Problem statement: Copy each line of the data below exactly, leaving out pictures.

Information provided:
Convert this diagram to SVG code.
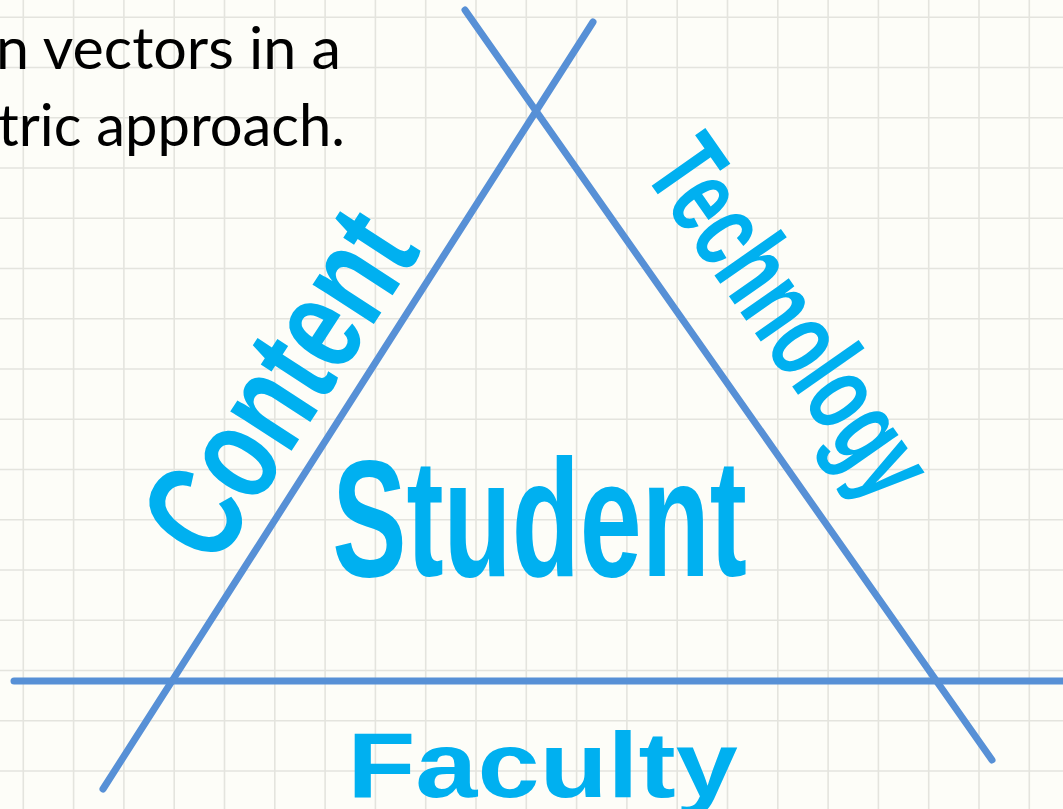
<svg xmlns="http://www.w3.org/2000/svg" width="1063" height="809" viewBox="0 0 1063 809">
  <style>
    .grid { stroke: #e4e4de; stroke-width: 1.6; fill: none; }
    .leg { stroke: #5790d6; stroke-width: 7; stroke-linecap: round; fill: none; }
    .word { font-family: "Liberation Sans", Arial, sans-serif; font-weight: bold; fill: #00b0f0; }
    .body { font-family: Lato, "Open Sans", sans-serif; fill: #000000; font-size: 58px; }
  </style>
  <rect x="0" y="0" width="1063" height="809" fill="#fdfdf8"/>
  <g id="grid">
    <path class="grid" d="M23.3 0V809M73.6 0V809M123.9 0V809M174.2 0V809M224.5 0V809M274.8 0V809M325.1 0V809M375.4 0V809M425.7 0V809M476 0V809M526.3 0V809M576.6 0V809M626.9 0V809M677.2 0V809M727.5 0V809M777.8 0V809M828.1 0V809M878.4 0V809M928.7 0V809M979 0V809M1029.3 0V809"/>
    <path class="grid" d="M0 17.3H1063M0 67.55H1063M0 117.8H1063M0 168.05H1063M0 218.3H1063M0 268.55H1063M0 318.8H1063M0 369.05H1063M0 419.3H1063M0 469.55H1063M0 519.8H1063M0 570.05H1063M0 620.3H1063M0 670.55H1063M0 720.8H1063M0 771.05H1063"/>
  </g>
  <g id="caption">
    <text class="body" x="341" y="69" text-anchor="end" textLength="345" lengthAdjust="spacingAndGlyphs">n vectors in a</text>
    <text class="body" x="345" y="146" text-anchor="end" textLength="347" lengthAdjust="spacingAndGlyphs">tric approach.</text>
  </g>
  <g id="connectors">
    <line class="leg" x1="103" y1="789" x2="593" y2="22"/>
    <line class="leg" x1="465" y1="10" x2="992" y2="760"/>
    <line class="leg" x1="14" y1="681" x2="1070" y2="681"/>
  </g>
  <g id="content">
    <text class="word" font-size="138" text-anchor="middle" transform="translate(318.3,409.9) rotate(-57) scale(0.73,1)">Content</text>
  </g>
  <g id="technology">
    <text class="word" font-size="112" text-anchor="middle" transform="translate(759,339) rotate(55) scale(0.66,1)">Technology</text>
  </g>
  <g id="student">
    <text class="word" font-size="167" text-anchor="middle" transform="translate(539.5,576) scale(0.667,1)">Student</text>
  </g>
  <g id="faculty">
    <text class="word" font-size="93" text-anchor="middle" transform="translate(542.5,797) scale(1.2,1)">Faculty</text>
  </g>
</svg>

Final result:
Convert this diagram to SVG code.
<svg xmlns="http://www.w3.org/2000/svg" width="1063" height="809" viewBox="0 0 1063 809">
  <style>
    .grid { stroke: #e4e4de; stroke-width: 1.6; fill: none; }
    .leg { stroke: #5790d6; stroke-width: 7; stroke-linecap: round; fill: none; }
    .word { font-family: "Liberation Sans", Arial, sans-serif; font-weight: bold; fill: #00b0f0; }
    .body { font-family: Lato, "Open Sans", sans-serif; fill: #000000; font-size: 58px; }
  </style>
  <rect x="0" y="0" width="1063" height="809" fill="#fdfdf8"/>
  <g id="grid">
    <path class="grid" d="M23.3 0V809M73.6 0V809M123.9 0V809M174.2 0V809M224.5 0V809M274.8 0V809M325.1 0V809M375.4 0V809M425.7 0V809M476 0V809M526.3 0V809M576.6 0V809M626.9 0V809M677.2 0V809M727.5 0V809M777.8 0V809M828.1 0V809M878.4 0V809M928.7 0V809M979 0V809M1029.3 0V809"/>
    <path class="grid" d="M0 17.3H1063M0 67.55H1063M0 117.8H1063M0 168.05H1063M0 218.3H1063M0 268.55H1063M0 318.8H1063M0 369.05H1063M0 419.3H1063M0 469.55H1063M0 519.8H1063M0 570.05H1063M0 620.3H1063M0 670.55H1063M0 720.8H1063M0 771.05H1063"/>
  </g>
  <g id="caption">
    <text class="body" x="341" y="69" text-anchor="end" textLength="345" lengthAdjust="spacingAndGlyphs">n vectors in a</text>
    <text class="body" x="345" y="146" text-anchor="end" textLength="347" lengthAdjust="spacingAndGlyphs">tric approach.</text>
  </g>
  <g id="connectors">
    <line class="leg" x1="103" y1="789" x2="593" y2="22"/>
    <line class="leg" x1="465" y1="10" x2="992" y2="760"/>
    <line class="leg" x1="14" y1="681" x2="1070" y2="681"/>
  </g>
  <g id="content">
    <text class="word" font-size="138" text-anchor="middle" transform="translate(318.3,409.9) rotate(-57) scale(0.73,1)">Content</text>
  </g>
  <g id="technology">
    <text class="word" font-size="112" text-anchor="middle" transform="translate(759,339) rotate(55) scale(0.66,1)">Technology</text>
  </g>
  <g id="student">
    <text class="word" font-size="167" text-anchor="middle" transform="translate(539.5,576) scale(0.667,1)">Student</text>
  </g>
  <g id="faculty">
    <text class="word" font-size="93" text-anchor="middle" transform="translate(542.5,797) scale(1.2,1)">Faculty</text>
  </g>
</svg>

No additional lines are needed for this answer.